We should, therefore, view cryptocurrencies as much more than just an alternative asset class. Within a couple of years, cryptocurrencies will become a standard part of a diversified portfolio. I predict that they will typically account for a couple of percent or five percent, or more, of an institutional investor’s portfolio, alongside other relatively new assets or markets, such as emerging markets and renewable energy.

Of course, past performance does not guarantee future returns. That said, we have had eight years of rapid growth in cryptocurrencies.

Crypto exchanges

If this growth continues, and if traditional stock exchanges continue to keep away from cryptocurrencies, they’ll miss out on a growing and profitable market. They’ll also be playing catch-up on trading in cryptocurrencies and the related byproduct technology known as the Blockchain.

New crypto exchanges, such as Coinbase and Bitstamp, are trying to fill a gap in the market but don’t provide all the financial infrastructure, information, and services that institutional investors need to make large-scale investment.
Technology can smooth over some gaps. CRYPTALGO’s Galaxy infrastructure software — a comprehensive backbone for the trading process — connects different crypto exchanges, giving institutional traders a “total view of the market”. It also includes features such as “best price” and “best executions”, which financial institutions require before entering the market.

Alliances between companies in financial markets can also accelerate growth and maturity in cryptocurrency trading. In April, CRYPTALGO and Elysium Technology Group, the U.S.-based supplier of trade-processing technology for Foreign Exchange and Futures, announced a partnership to develop cryptocurrency trading technology for financial institutions.

Cryptocurrency exchange markets will also consolidate over the next couple of years. Why? That’s what happens in maturing businesses in any industry. Traditional stock exchanges will also buy crypto exchanges to gain a foothold in the market. Small crypto exchanges will struggle, due to lack of liquidity and global trading volumes.

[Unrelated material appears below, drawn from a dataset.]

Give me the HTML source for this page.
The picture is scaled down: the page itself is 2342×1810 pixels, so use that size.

The consolidation has already begun. In February, Circle, a Goldman Sachs-backed cryptocurrency start-up, acquired Poloniex, a large crypto exchange.

Risk and reward

But for the cryptocurrency market to fulfill its great potential and change investment, it still needs to get the institutional investors on board. How?
Standards, both financial and technological, will help.

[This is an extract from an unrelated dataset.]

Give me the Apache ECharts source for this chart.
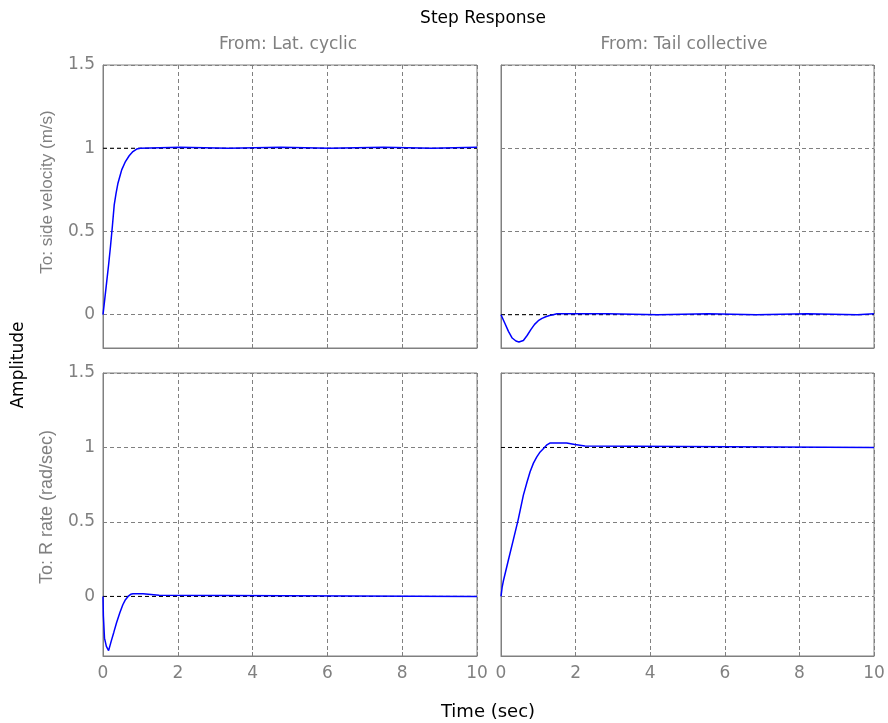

A proposal for an ISO 4217 international currency code (XBT) for bitcoin has been submitted. It would be the equivalent of GBP or EUR, and would propagate into all enterprise-level software and the world’s financial markets. It’s a major advancement for cryptocurrencies.

I believe the industry will also naturally install its own standards as crypto trading becomes more visible. Currently, much of the investment in cryptocurrencies by institutional investors is done unofficially in OTC venues. In investment banks, there are little-known clubs of traders (usually younger employees) who have side funds in crypto and are trading proprietary accounts, rather than in the name of their commercial bank or trading house.

As more investors are attracted into this part of the market and it becomes more formalised, better practice and standards will come to light, aided by the SROs, self-regulatory organisations.

In the meantime, investment risks in cryptocurrencies can be reduced in a number of ways, just like for traditional investment assets.

First off, as mentioned above, there are several futures and derivatives markets where you can hedge cryptocurrency risk in a similar way to how a multinational corporation can hedge its balance sheet risk against fluctuations in multiple currencies.

As a second example, CRYPTALGO’s Galaxy backbone provides a risk solution by offering trading at very high volumes across multiple exchanges. This activity, aided by the deep pools of liquidity that CRYPTALGO facilitates with its multi-exchange connection, helps reduce volatility and mitigate the chances of market manipulation. It also helps to address counterparty risk as crypto and fiat currencies do not remain with a particular exchange for long.
Individual crypto exchanges are looking to do something similar to this, but do not yet have the comprehensive infrastructure or liquidity needed to appeal to institutions.

Conclusion

As you can gather, I’m a (realistic) bull on cryptocurrencies and institutional investment.

I am not underestimating the challenges facing the cryptocurrency market, but while we need robust multi-jurisdictional infrastructure, I disagree that we need aggressive “crypto-specific” regulation. Existing regulations for money service businesses and account custody can already be applied to cryptocurrency exchanges.

Regulators and major banks should start to treat bitcoin (XBT) as just another currency with an ISO 4217 currency code. It would create a level playing field between state-sanctioned currencies and cryptocurrencies.

To reach this stage, though, we’ll need robust and liquid global exchanges, similar to national currencies, that can offer risk management via futures and options.

This pivotal moment in financial markets, business and economics will occur at different times, in different countries, but it will happen soon. Institutional investors have the chance to act now and benefit from this exciting and emerging market.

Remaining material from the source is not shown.